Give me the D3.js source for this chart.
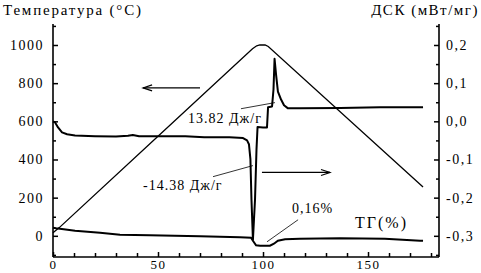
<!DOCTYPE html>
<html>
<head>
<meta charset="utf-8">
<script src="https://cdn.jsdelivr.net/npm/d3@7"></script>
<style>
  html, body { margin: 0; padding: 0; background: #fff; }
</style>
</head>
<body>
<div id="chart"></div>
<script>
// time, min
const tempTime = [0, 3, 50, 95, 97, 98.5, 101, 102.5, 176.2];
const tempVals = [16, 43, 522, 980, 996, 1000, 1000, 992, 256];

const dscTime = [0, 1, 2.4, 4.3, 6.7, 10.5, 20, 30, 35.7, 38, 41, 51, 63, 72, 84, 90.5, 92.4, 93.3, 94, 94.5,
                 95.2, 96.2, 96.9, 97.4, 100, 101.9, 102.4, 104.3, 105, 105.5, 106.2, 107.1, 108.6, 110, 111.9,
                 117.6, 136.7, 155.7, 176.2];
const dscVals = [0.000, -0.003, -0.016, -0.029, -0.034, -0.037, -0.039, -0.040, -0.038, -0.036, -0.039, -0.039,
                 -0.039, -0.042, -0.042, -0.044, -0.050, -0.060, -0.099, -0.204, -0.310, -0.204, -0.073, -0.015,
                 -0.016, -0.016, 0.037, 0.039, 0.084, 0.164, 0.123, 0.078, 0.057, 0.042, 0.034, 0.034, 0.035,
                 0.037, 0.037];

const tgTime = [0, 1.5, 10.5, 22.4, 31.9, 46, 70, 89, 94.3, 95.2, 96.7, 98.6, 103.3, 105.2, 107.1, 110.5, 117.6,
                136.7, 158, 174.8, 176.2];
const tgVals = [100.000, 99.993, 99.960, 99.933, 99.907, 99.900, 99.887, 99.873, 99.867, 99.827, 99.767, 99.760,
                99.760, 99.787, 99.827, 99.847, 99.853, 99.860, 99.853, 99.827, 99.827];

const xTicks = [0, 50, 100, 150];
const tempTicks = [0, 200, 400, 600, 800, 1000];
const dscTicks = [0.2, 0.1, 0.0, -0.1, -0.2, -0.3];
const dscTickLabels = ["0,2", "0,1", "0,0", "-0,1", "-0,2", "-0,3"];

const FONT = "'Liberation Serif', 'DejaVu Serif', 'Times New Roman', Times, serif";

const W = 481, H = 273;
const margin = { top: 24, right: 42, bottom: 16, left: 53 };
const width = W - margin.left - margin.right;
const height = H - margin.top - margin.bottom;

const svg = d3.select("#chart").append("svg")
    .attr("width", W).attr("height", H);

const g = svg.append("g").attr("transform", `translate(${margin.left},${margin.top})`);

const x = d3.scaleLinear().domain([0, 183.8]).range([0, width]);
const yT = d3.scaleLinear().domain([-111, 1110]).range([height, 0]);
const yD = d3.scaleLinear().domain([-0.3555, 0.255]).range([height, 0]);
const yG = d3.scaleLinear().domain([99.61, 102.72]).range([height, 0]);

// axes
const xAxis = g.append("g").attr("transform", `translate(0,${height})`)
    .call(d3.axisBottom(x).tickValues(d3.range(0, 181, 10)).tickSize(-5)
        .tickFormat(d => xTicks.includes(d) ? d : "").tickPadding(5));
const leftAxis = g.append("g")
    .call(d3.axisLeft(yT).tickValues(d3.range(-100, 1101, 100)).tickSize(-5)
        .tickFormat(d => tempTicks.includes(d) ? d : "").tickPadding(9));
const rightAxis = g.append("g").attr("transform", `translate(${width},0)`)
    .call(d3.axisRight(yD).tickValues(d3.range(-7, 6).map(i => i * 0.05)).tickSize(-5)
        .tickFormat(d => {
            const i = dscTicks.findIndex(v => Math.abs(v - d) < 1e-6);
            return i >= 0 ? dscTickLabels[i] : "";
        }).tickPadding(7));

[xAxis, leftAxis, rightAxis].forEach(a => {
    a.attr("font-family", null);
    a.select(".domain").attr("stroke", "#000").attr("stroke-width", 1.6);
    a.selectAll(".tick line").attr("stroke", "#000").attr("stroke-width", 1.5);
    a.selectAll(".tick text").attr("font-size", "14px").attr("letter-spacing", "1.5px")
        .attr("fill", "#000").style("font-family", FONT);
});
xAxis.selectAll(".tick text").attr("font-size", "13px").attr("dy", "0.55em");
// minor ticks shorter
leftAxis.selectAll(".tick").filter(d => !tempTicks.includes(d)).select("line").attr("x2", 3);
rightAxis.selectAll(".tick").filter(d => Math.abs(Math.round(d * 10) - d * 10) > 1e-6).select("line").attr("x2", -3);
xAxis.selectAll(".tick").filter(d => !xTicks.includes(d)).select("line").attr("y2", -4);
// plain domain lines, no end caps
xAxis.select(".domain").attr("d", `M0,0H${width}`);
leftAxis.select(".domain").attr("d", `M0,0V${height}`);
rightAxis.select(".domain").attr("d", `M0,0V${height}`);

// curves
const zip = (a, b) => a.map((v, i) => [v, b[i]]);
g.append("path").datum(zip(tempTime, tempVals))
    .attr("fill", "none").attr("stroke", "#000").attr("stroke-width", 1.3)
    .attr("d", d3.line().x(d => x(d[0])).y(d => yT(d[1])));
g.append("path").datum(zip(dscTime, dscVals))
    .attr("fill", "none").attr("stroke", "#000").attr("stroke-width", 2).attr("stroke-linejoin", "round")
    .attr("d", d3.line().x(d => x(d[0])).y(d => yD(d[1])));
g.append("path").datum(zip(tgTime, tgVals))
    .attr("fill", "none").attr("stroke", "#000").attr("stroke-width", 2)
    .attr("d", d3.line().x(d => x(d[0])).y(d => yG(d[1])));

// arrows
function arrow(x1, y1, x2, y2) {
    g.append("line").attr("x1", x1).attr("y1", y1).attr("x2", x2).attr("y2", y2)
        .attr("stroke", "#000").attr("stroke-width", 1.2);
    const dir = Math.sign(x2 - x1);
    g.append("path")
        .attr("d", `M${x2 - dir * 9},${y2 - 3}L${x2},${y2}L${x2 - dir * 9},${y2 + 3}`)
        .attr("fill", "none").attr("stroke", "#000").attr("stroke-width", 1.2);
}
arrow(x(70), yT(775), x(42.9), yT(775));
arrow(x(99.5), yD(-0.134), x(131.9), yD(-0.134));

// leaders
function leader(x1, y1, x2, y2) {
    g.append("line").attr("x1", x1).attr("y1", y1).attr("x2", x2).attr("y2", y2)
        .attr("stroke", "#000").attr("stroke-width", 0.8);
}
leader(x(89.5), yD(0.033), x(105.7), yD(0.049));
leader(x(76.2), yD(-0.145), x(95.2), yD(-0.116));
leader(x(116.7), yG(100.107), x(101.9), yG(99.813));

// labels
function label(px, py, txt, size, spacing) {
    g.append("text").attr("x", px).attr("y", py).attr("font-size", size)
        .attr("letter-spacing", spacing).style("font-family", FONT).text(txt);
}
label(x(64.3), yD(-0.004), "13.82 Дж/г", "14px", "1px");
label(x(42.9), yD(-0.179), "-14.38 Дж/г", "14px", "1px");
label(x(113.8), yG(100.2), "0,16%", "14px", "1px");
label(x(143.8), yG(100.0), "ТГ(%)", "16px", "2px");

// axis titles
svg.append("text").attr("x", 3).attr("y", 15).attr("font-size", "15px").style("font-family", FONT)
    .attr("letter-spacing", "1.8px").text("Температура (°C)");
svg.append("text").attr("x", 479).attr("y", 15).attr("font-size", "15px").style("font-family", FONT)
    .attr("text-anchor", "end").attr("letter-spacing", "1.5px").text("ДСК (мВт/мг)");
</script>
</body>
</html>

- Stated exercise: Return the material line for line, from its beginning to the line that contains "1000, 992, 256];", with the pictures left out.

- Full response:
Give me the D3.js source for this chart.
<!DOCTYPE html>
<html>
<head>
<meta charset="utf-8">
<script src="https://cdn.jsdelivr.net/npm/d3@7"></script>
<style>
  html, body { margin: 0; padding: 0; background: #fff; }
</style>
</head>
<body>
<div id="chart"></div>
<script>
// time, min
const tempTime = [0, 3, 50, 95, 97, 98.5, 101, 102.5, 176.2];
const tempVals = [16, 43, 522, 980, 996, 1000, 1000, 992, 256];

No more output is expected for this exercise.